Capt. Scott Frye, investigator for the Natchez Police Department, said Pintard’s toughness as a lawyer made him better as an officer at putting cases together.
“He was a great mentor,” Frye said. “He was a defense attorney and by him having the cases I had to prepare in turn made me a better police officer. He was a great guy and we became good friends.”
Natchez attorney Walter Brown, who was a law partner of Pintard’s for approximately eight years, said Pintard’s skill at trials was the same whether he was practicing in the Supreme Court or Justice Court.
Pintard was particularly good at criminal trials, Brown said.

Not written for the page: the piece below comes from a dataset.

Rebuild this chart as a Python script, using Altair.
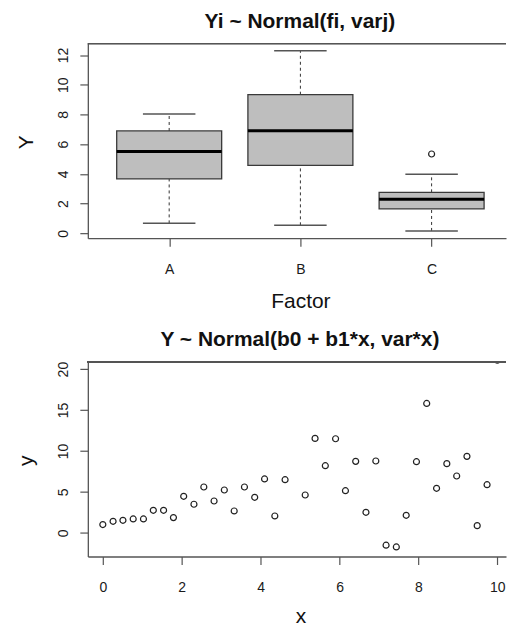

“He loved to talk to juries and was less concerned with telling them the laws as much as he was talking to them on a personal basis,” Brown said. “His approach was on a very personal level and on an old-style country basis. The jury trusted and liked him and a lot of times it worked.”
Brown said Pintard was so enthusiastic about his job that he was almost in the jury box with the jury when presenting his arguments.
“I’m going to miss him greatly,” Brown said.
Debbie Vanier, who worked in the office with Pintard for approximately 12 years, said her first impressions of him were deceiving.
“He scared the heck out of me,” she said. “Once you got to know him he was the sweetest man you would ever meet and he was extremely dedicated to his family.”
Vanier said Pintard was both a terrific person and a smart-aleck.
“And he owned it,” she said. “The man had knowledge of law like you would not believe.”
His courtroom interrogations were enough to make the audience laugh out loud, Vainer said.
“I saw him in court a few times. His DUI defenses were hilarious. He would have police officers so flustered. He really enjoyed what he did,” she said. “He’s reunited with is wife (Patricia.) If ever you saw two people in love, they were.”